There's been an article published recently in Railfan & Railroad magazine, covering the Canadian Pacific railroad operations along Delaware Ave. in Philly. Lots of good info for out-of-towners who want to visit and photograph it.
The people whom choose to try are in for a VERY rude surprise.
Saturday evening, a friend (Sean) and i were down there taking pics of trains, plus we wanted to get some of the ancient pier buildings before they disappear (to build an IKEA, or something).
While getting the last few shots, a civilian on a motorcycle rides up and asks us what we're doing. We tell him, and he says to us "Well, you might as well wait around for the cops, because I already called them on you."

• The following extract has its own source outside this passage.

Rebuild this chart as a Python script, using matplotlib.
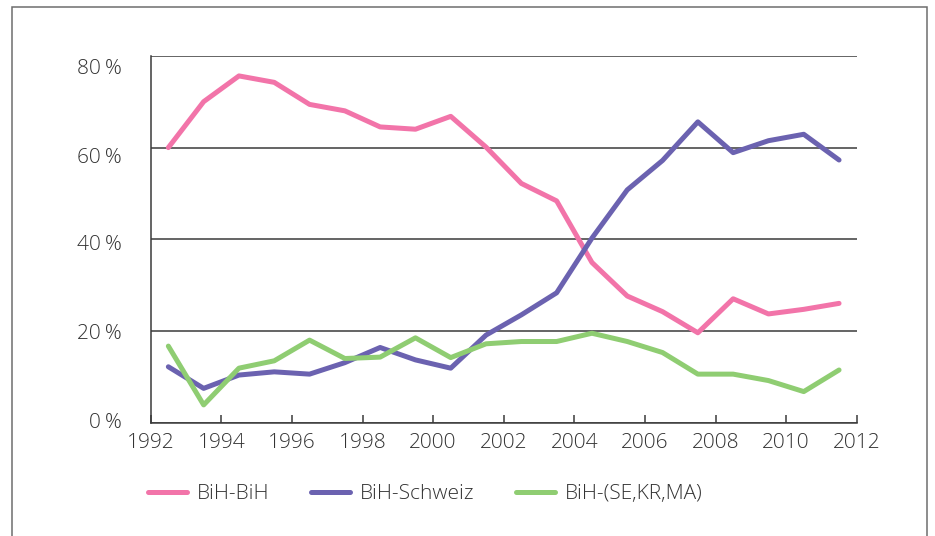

We wait. Cops arrive 25 mins later. There's two cops, the young one gets out and starts giving us a hard time. Tells us there are NO PHOTOGRAPHY signs "All Over The Place". Tells us we can't take pictures of the port anymore due to 'Homeland Security'. He REALLY didn't like it when we tried to tell him that there is ONE sign in the area (which reads "No photography ON facility", and it's posted a block away). Insisted that we had to be stopped so they could "Ascertain Who You Are" because we were "Taking Pictures In A Non-Tourist Area". Using big words, lots of emphasis, not giving a shit about both sides of the story, and relying on tactics used by psychological bullies. (The marks of a truly professional law enforcement officer.)
All this, simply on the word of the one civilian whom had called us in; without the officer even witnessing the photography himself.
The other cop (who was actually pretty cool and reasonable) eventually tells us that the port has been handling military shipments, and that's why the DRPA has been so anxious about security in the area. Well, that's a reasonable explanation (if it is true), but how is anyone supposed to know there's a photography restriction if there's inadequate signage?!
None of the piers are military-owned; they're all private companies. Both State and Federal law allow the photography of anything visible from public streets, regardless of trademark laws or vague concerns about "security". (law states that they can make photography of Military/government facilities prohibited, but that it must be CLEARLY POSTED so.) There are NO signs posted detailing the photography ban, and such a ban would be legally unenforceable anyway.
The reality is, anyone with sinister intentions can ride by with a camera phone, take a series of pics, and be gone before ANYONE notices. Or, they could just use one of the many web-based satellite photo services to get their pictures without even having to leave the house.
So i've contacted the ACLU, and i'm stopping by the 4th Precinct this evening to pick up a copy of the report, as well as file a complaint against the young officer for his behavior.
Following that, Sean and i were thinking about getting together a group of 50+ people, to stand around down at the port, taking pictures of any damn thing we can see from the public road. As it's completely within the letter of the law, they can't ashcroft all of us. Call the news services, get them to send camera crews down, and document our protest.
Would any of you like to help?
Link to poll in my journal (to consolidate results)
If we can't get enough people together, we'll postpone. No sense in taking unnecessary risks. (and of course, if we do learn that it actually *is* legal for them to ban photography, we'll be pursuing that through legal channels, so no gathering will be necessary.)